Requirement:
Which lines hold the word "this"? Show each of them.
* begin Material provided *
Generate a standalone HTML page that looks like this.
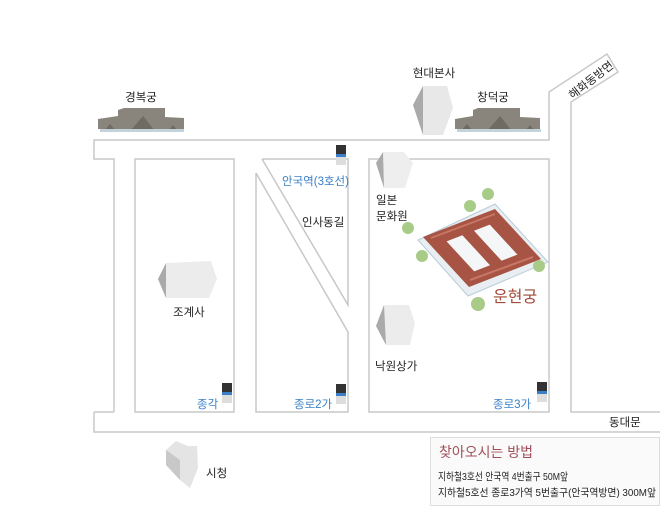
<!DOCTYPE html>
<html><head><meta charset="utf-8"><style>
html,body{margin:0;padding:0;background:#fff;}
svg{display:block;}
text{font-family:"Liberation Sans","Noto Sans CJK KR","NanumGothic",sans-serif;}
</style></head><body>
<svg width="670" height="512" viewBox="0 0 670 512" xmlns="http://www.w3.org/2000/svg">
<rect width="670" height="512" fill="#fff"/>
<g fill="none" stroke="#c8c8c8" stroke-width="1.5">
<polyline points="114,412 114,159 94,159 94,140 549,140 549,92 607,54 618,72 571,102 571,412 660,412"/>
<polyline points="94,412 94,432 660,432"/>
<polyline points="94,412 114,412"/>
<polygon points="135,159 234,159 234,412 135,412"/>
<polyline points="262,159 348,159 348,305 262,159"/>
<polyline points="256,173 348,332 348,412 256,412 256,173"/>
<polygon points="369,159 549,159 549,412 369,412"/>
</g>
<!-- palaces -->
<g>
<polygon points="98,119 118,116 118,110 124,108 165,108 165,117 184,118 184,129 98,129" fill="#8a857c"/>
<polygon points="130,131 143,116 155,131" fill="#6f6a62"/>
<polygon points="104,131 110,124 116,131" fill="#6f6a62"/>
<polygon points="168,131 173,125 178,131" fill="#6f6a62"/>
<rect x="100" y="129" width="84" height="3" fill="#c4d2dc"/>
<polygon points="455,119 473,116 473,110 478,108 520,108 520,117 540,118 540,129 455,129" fill="#8a857c"/>
<polygon points="487,131 500,116 512,131" fill="#6f6a62"/>
<polygon points="461,131 467,124 473,131" fill="#6f6a62"/>
<polygon points="525,131 530,125 535,131" fill="#6f6a62"/>
<rect x="457" y="129" width="84" height="3" fill="#c4d2dc"/>
</g>
<!-- buildings -->
<g>
<polygon points="413,105 423,86 447,86 453,108 443,135 423,135" fill="#e8e8e8"/>
<polygon points="413,105 423,86 423,135" fill="#aaa"/>
<polygon points="376,163 383,152 404,152 413,163 405,188 384,188" fill="#eee"/>
<polygon points="376,163 383,152 384,188" fill="#aaa"/>
<polygon points="158,279 166,263 211,261 217,279 209,298 166,298" fill="#ececec"/>
<polygon points="158,279 166,263 166,298" fill="#aaa"/>
<polygon points="376,326 384,305 409,305 415,323 410,345 386,345" fill="#ececec"/>
<polygon points="376,326 384,305 386,345" fill="#aaa"/>
<polygon points="166,450 176,441 188,446 197,446 198,468 190,488 180,480 166,465" fill="#e4e4e4"/>
<polygon points="166,450 180,460 180,480 166,465" fill="#c8c8c8"/>
</g>
<!-- unhyeongung -->
<polygon points="418,240 495,204 548,262 468,296" fill="#e8eef2" stroke="#b8ccd8"/>
<polygon points="423,237 495,209 541,259 469,287" fill="#a85444"/>
<polygon points="446.6,241.4 462.4,235.2 490,265.2 474.2,271.4" fill="#f4f6f8"/>
<polygon points="474,230.8 489.8,224.6 517.4,254.6 501.6,260.8" fill="#f4f6f8"/>
<g stroke="#c87666" stroke-width="2" fill="none">
<line x1="431" y1="238" x2="495" y2="214"/>
<line x1="470" y1="280" x2="533" y2="257"/>
</g>
<g fill="#a8cc88">
<circle cx="488" cy="194" r="6"/><circle cx="470" cy="206" r="6"/><circle cx="408" cy="228" r="6"/>
<circle cx="422" cy="256" r="6"/><circle cx="478" cy="304" r="7"/><circle cx="539" cy="266" r="6"/>
</g>
<!-- subway icons -->
<g>
<rect x="336" y="145" width="10" height="9" fill="#333"/><rect x="336" y="154" width="10" height="3" fill="#3a7fc8"/><rect x="336" y="157" width="10" height="8" fill="#ddd"/>
<rect x="222" y="383" width="10" height="9" fill="#333"/><rect x="222" y="392" width="10" height="3" fill="#3a7fc8"/><rect x="222" y="395" width="10" height="8" fill="#ddd"/>
<rect x="336" y="384" width="10" height="9" fill="#333"/><rect x="336" y="393" width="10" height="3" fill="#3a7fc8"/><rect x="336" y="396" width="10" height="8" fill="#ddd"/>
<rect x="537" y="382" width="10" height="9" fill="#333"/><rect x="537" y="391" width="10" height="3" fill="#3a7fc8"/><rect x="537" y="394" width="10" height="8" fill="#ddd"/>
</g>
<g font-size="11.5" fill="#222">
<text x="141" y="101" text-anchor="middle">경복궁</text>
<text x="434" y="77" text-anchor="middle">현대본사</text>
<text x="493" y="101" text-anchor="middle">창덕궁</text>
<text x="591" y="84" text-anchor="middle" transform="rotate(-38 591 80)">해화동방면</text>
<text x="302" y="226">인사동길</text>
<text x="376" y="204">일본</text>
<text x="376" y="220">문화원</text>
<text x="173" y="316">조계사</text>
<text x="375" y="370">낙원상가</text>
<text x="609" y="426">동대문</text>
<text x="206" y="477">시청</text>
</g>
<g font-size="11.5" fill="#3a7fc8">
<text x="282" y="185">안국역(3호선)</text>
<text x="197" y="408">종각</text>
<text x="294" y="408">종로2가</text>
<text x="493" y="408">종로3가</text>
</g>
<text x="493" y="302" font-size="16" fill="#a04a3a">운현궁</text>
<rect x="430.5" y="437.5" width="229" height="68" fill="#fafafa" stroke="#ddd"/>
<text x="439" y="457" font-size="14" fill="#a0505a">찾아오시는 방법</text>
<text x="438" y="480" font-size="10.5" fill="#222" textLength="130" lengthAdjust="spacingAndGlyphs">지하철3호선 안국역 4번출구 50M앞</text>
<text x="438" y="496" font-size="10.5" fill="#222" textLength="218" lengthAdjust="spacingAndGlyphs">지하철5호선 종로3가역 5번출구(안국역방면) 300M앞</text>
</svg>
</body></html>
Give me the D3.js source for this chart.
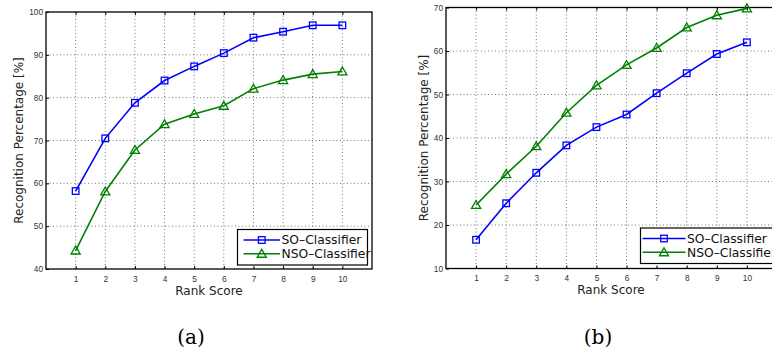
<!DOCTYPE html>
<html><head><meta charset="utf-8">
<script src="https://cdn.jsdelivr.net/npm/d3@7"></script>
<style>
html,body{margin:0;padding:0;background:#fff;}
svg{display:block;}
text{font-family:"Liberation Sans",Arial,sans-serif;fill:#222;}
</style></head>
<body>
<svg id="c" width="772" height="360"></svg>
<script>
const ranks = [1,2,3,4,5,6,7,8,9,10];
const xTicks = [1,2,3,4,5,6,7,8,9,10];
const seriesNames = ["SO\u2013Classifier","NSO\u2013Classifier"];
const aSO  = [58.2,70.5,78.8,84.0,87.3,90.4,94.0,95.4,96.9,96.9];
const aNSO = [44.3,58.1,67.8,73.8,76.2,78.1,82.1,84.1,85.5,86.1];
const bSO  = [16.6,25.0,32.0,38.3,42.5,45.4,50.3,54.9,59.3,62.0];
const bNSO = [24.6,31.7,38.1,45.8,52.1,56.8,60.7,65.4,68.2,69.8];
const aYTicks = [40,50,60,70,80,90,100];
const bYTicks = [10,20,30,40,50,60,70];
const xLabel = "Rank Score";
const yLabel = "Recognition Percentage [%]";
const captions = ["(a)","(b)"];

const svg = d3.select("#c");
const colors = ["#0000ff","#008000"];
const labelFont = "'DejaVu Sans', Verdana, sans-serif";

function panel(cfg){
  const g = svg.append("g");
  const x = d3.scaleLinear().domain([0,11]).range([cfg.x0, cfg.x1]);
  const y = d3.scaleLinear().domain(cfg.yDomain).range([cfg.y1, cfg.y0]);
  // grid
  g.append("g").selectAll("line").data(cfg.yTicks.slice(1,-1)).join("line")
    .attr("x1",cfg.x0).attr("x2",cfg.x1).attr("y1",d=>y(d)).attr("y2",d=>y(d))
    .attr("stroke","#555").attr("stroke-width",0.8).attr("stroke-dasharray","1,2.5");
  g.append("g").selectAll("line").data(xTicks).join("line")
    .attr("y1",cfg.y0).attr("y2",cfg.y1).attr("x1",d=>x(d)).attr("x2",d=>x(d))
    .attr("stroke","#555").attr("stroke-width",0.8).attr("stroke-dasharray","1,2.5");
  // axes
  const xa = d3.axisBottom(x).tickValues(xTicks).tickSize(-3).tickPadding(7).tickFormat(d3.format("d"));
  const gx = g.append("g").attr("transform",`translate(0,${cfg.y1})`).call(xa);
  gx.select(".domain").remove();
  gx.selectAll("line").attr("stroke","#000");
  gx.selectAll("text").attr("font-size",8.3).style("fill","#333").attr("font-family","Liberation Sans, Arial, sans-serif");
  const xt = d3.axisTop(x).tickValues(xTicks).tickSize(-3).tickFormat("");
  const gxt = g.append("g").attr("transform",`translate(0,${cfg.y0})`).call(xt);
  gxt.select(".domain").remove();
  gxt.selectAll("line").attr("stroke","#000");
  const ya = d3.axisLeft(y).tickValues(cfg.yTicks).tickSize(-3).tickPadding(3);
  const gy = g.append("g").attr("transform",`translate(${cfg.x0},0)`).call(ya);
  gy.select(".domain").remove();
  gy.selectAll("line").attr("stroke","#000");
  gy.selectAll("text").attr("font-size",8.3).style("fill","#333").attr("font-family","Liberation Sans, Arial, sans-serif");
  // frame
  g.append("rect").attr("x",cfg.x0).attr("y",cfg.y0).attr("width",cfg.x1-cfg.x0).attr("height",cfg.y1-cfg.y0)
    .attr("fill","none").attr("stroke","#000").attr("stroke-width",1.3);
  // labels
  g.append("text").attr("x",cfg.xlc).attr("y",cfg.y1+25.5).attr("text-anchor","middle")
    .style("font-family",labelFont).attr("font-size",12).text(xLabel);
  g.append("text").attr("transform",`translate(${cfg.ylx},${(cfg.y0+cfg.y1)/2}) rotate(-90)`)
    .style("font-family",labelFont).attr("text-anchor","middle").attr("font-size",12).text(yLabel);
  // series
  const line = d3.line().x((d,i)=>x(ranks[i])).y(d=>y(d));
  const data = [cfg.so, cfg.nso];
  const tri = d3.symbol().type(d3.symbolTriangle).size(36);
  data.forEach((vals,si)=>{
    const sg = g.append("g");
    sg.append("path").attr("d",line(vals)).attr("fill","none").attr("stroke",colors[si]).attr("stroke-width",1.6);
    vals.forEach((v,i)=>{
      if(si===0){
        sg.append("rect").attr("x",x(ranks[i])-3.3).attr("y",y(v)-3.3).attr("width",6.6).attr("height",6.6)
          .attr("fill","none").attr("stroke",colors[si]).attr("stroke-width",1.3);
      } else {
        sg.append("path").attr("d",tri).attr("transform",`translate(${x(ranks[i])},${y(v)+0.8})`)
          .attr("fill","none").attr("stroke",colors[si]).attr("stroke-width",1.3);
      }
    });
  });
  // legend
  const lg = g.append("g");
  lg.append("rect").attr("x",cfg.lx).attr("y",cfg.ly).attr("width",cfg.lw).attr("height",35.5)
    .attr("fill","#fff").attr("stroke","#000").attr("stroke-width",1.2);
  seriesNames.forEach((nm,si)=>{
    const yy = cfg.ly + 10.5 + si*13.8;
    lg.append("line").attr("x1",cfg.lx+cfg.l1).attr("x2",cfg.lx+cfg.l2).attr("y1",yy).attr("y2",yy)
      .attr("stroke",colors[si]).attr("stroke-width",1.6);
    const mx = cfg.lx+(cfg.l1+cfg.l2)/2;
    if(si===0){
      lg.append("rect").attr("x",mx-3.3).attr("y",yy-3.3).attr("width",6.6).attr("height",6.6)
        .attr("fill","none").attr("stroke",colors[si]).attr("stroke-width",1.3);
    } else {
      lg.append("path").attr("d",tri).attr("transform",`translate(${mx},${yy+0.8})`)
        .attr("fill","none").attr("stroke",colors[si]).attr("stroke-width",1.3);
    }
    lg.append("text").attr("x",cfg.lx+cfg.l2+1.5).attr("y",yy+4.4)
      .style("font-family",labelFont).attr("font-size",12.3).style("fill","#111").text(nm);
  });
  // caption
  svg.append("text").attr("x",cfg.cx).attr("y",343.5).attr("text-anchor","middle")
    .style("font-family","'DejaVu Serif','Liberation Serif',serif")
    .attr("font-size",20).style("fill","#000").text(cfg.caption);
}

panel({id:"a", x0:46, x1:372, xlc:209, y0:12, y1:269, yDomain:[40,100], yTicks:aYTicks,
  so:aSO, nso:aNSO, lx:237.5, ly:229.5, lw:130, l1:6, l2:42.5, ylx:22.5, cx:191, caption:captions[0]});
panel({id:"b", x0:446, x1:777, xlc:611, y0:7.5, y1:268.5, yDomain:[10,70], yTicks:bYTicks,
  so:bSO, nso:bNSO, lx:640.5, ly:228, lw:140, l1:2, l2:45, ylx:428, cx:598, caption:captions[1]});
</script>
</body></html>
* end Material provided *
Correct response:
Generate a standalone HTML page that looks like this.
Give me the D3.js source for this chart.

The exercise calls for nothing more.